*Task brief*
Repeat the listing in full. Nothing may be added or left out.

*Information provided*

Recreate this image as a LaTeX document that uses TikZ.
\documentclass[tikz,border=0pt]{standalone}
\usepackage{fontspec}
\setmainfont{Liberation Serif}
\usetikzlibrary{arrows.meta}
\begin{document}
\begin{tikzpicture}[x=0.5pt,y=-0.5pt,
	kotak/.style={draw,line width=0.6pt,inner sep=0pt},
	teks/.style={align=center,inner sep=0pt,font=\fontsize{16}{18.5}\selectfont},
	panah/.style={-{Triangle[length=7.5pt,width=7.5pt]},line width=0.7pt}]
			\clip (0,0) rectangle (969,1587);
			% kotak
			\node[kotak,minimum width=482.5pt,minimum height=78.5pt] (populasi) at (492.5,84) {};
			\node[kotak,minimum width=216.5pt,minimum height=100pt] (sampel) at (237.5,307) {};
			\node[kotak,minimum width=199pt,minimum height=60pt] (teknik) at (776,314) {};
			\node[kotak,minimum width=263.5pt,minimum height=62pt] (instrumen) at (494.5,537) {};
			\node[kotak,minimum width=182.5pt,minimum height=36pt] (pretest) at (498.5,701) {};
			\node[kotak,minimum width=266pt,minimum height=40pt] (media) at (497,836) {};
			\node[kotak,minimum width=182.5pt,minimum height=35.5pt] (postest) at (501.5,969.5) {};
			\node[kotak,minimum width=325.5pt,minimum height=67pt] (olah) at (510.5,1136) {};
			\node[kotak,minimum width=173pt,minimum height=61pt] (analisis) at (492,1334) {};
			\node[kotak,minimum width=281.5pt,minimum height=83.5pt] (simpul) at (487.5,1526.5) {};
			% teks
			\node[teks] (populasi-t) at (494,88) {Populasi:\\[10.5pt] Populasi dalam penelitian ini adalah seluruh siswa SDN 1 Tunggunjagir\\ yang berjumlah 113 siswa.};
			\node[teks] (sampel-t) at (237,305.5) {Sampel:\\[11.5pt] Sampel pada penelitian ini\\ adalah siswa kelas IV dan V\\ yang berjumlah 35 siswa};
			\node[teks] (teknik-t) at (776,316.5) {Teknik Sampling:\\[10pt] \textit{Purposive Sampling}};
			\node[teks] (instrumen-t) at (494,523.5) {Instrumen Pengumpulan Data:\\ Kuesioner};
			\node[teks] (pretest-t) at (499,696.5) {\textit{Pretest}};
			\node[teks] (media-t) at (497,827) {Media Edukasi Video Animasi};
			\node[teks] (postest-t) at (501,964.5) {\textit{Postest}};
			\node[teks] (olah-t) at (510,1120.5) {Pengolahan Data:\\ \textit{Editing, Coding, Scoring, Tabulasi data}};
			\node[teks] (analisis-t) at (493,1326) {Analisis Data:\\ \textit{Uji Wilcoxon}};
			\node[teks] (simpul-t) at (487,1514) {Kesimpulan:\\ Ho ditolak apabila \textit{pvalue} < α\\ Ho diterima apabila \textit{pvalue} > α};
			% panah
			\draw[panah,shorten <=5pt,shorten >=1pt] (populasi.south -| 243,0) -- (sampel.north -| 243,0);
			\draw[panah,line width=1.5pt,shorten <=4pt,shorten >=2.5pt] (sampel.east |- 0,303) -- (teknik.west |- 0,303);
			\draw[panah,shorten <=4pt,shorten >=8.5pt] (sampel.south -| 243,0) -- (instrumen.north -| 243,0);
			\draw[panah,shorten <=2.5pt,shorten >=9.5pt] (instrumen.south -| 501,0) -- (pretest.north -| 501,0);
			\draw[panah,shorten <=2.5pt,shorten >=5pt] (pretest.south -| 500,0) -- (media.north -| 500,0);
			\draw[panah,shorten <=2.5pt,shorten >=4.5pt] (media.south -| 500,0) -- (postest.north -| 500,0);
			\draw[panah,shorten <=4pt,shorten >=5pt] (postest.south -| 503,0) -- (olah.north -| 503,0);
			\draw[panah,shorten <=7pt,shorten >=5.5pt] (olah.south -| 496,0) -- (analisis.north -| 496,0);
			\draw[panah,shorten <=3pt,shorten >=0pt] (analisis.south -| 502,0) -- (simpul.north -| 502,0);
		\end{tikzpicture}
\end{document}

*Finished exercise*
Recreate this image as a LaTeX document that uses TikZ.
\documentclass[tikz,border=0pt]{standalone}
\usepackage{fontspec}
\setmainfont{Liberation Serif}
\usetikzlibrary{arrows.meta}
\begin{document}
\begin{tikzpicture}[x=0.5pt,y=-0.5pt,
	kotak/.style={draw,line width=0.6pt,inner sep=0pt},
	teks/.style={align=center,inner sep=0pt,font=\fontsize{16}{18.5}\selectfont},
	panah/.style={-{Triangle[length=7.5pt,width=7.5pt]},line width=0.7pt}]
			\clip (0,0) rectangle (969,1587);
			% kotak
			\node[kotak,minimum width=482.5pt,minimum height=78.5pt] (populasi) at (492.5,84) {};
			\node[kotak,minimum width=216.5pt,minimum height=100pt] (sampel) at (237.5,307) {};
			\node[kotak,minimum width=199pt,minimum height=60pt] (teknik) at (776,314) {};
			\node[kotak,minimum width=263.5pt,minimum height=62pt] (instrumen) at (494.5,537) {};
			\node[kotak,minimum width=182.5pt,minimum height=36pt] (pretest) at (498.5,701) {};
			\node[kotak,minimum width=266pt,minimum height=40pt] (media) at (497,836) {};
			\node[kotak,minimum width=182.5pt,minimum height=35.5pt] (postest) at (501.5,969.5) {};
			\node[kotak,minimum width=325.5pt,minimum height=67pt] (olah) at (510.5,1136) {};
			\node[kotak,minimum width=173pt,minimum height=61pt] (analisis) at (492,1334) {};
			\node[kotak,minimum width=281.5pt,minimum height=83.5pt] (simpul) at (487.5,1526.5) {};
			% teks
			\node[teks] (populasi-t) at (494,88) {Populasi:\\[10.5pt] Populasi dalam penelitian ini adalah seluruh siswa SDN 1 Tunggunjagir\\ yang berjumlah 113 siswa.};
			\node[teks] (sampel-t) at (237,305.5) {Sampel:\\[11.5pt] Sampel pada penelitian ini\\ adalah siswa kelas IV dan V\\ yang berjumlah 35 siswa};
			\node[teks] (teknik-t) at (776,316.5) {Teknik Sampling:\\[10pt] \textit{Purposive Sampling}};
			\node[teks] (instrumen-t) at (494,523.5) {Instrumen Pengumpulan Data:\\ Kuesioner};
			\node[teks] (pretest-t) at (499,696.5) {\textit{Pretest}};
			\node[teks] (media-t) at (497,827) {Media Edukasi Video Animasi};
			\node[teks] (postest-t) at (501,964.5) {\textit{Postest}};
			\node[teks] (olah-t) at (510,1120.5) {Pengolahan Data:\\ \textit{Editing, Coding, Scoring, Tabulasi data}};
			\node[teks] (analisis-t) at (493,1326) {Analisis Data:\\ \textit{Uji Wilcoxon}};
			\node[teks] (simpul-t) at (487,1514) {Kesimpulan:\\ Ho ditolak apabila \textit{pvalue} < α\\ Ho diterima apabila \textit{pvalue} > α};
			% panah
			\draw[panah,shorten <=5pt,shorten >=1pt] (populasi.south -| 243,0) -- (sampel.north -| 243,0);
			\draw[panah,line width=1.5pt,shorten <=4pt,shorten >=2.5pt] (sampel.east |- 0,303) -- (teknik.west |- 0,303);
			\draw[panah,shorten <=4pt,shorten >=8.5pt] (sampel.south -| 243,0) -- (instrumen.north -| 243,0);
			\draw[panah,shorten <=2.5pt,shorten >=9.5pt] (instrumen.south -| 501,0) -- (pretest.north -| 501,0);
			\draw[panah,shorten <=2.5pt,shorten >=5pt] (pretest.south -| 500,0) -- (media.north -| 500,0);
			\draw[panah,shorten <=2.5pt,shorten >=4.5pt] (media.south -| 500,0) -- (postest.north -| 500,0);
			\draw[panah,shorten <=4pt,shorten >=5pt] (postest.south -| 503,0) -- (olah.north -| 503,0);
			\draw[panah,shorten <=7pt,shorten >=5.5pt] (olah.south -| 496,0) -- (analisis.north -| 496,0);
			\draw[panah,shorten <=3pt,shorten >=0pt] (analisis.south -| 502,0) -- (simpul.north -| 502,0);
		\end{tikzpicture}
\end{document}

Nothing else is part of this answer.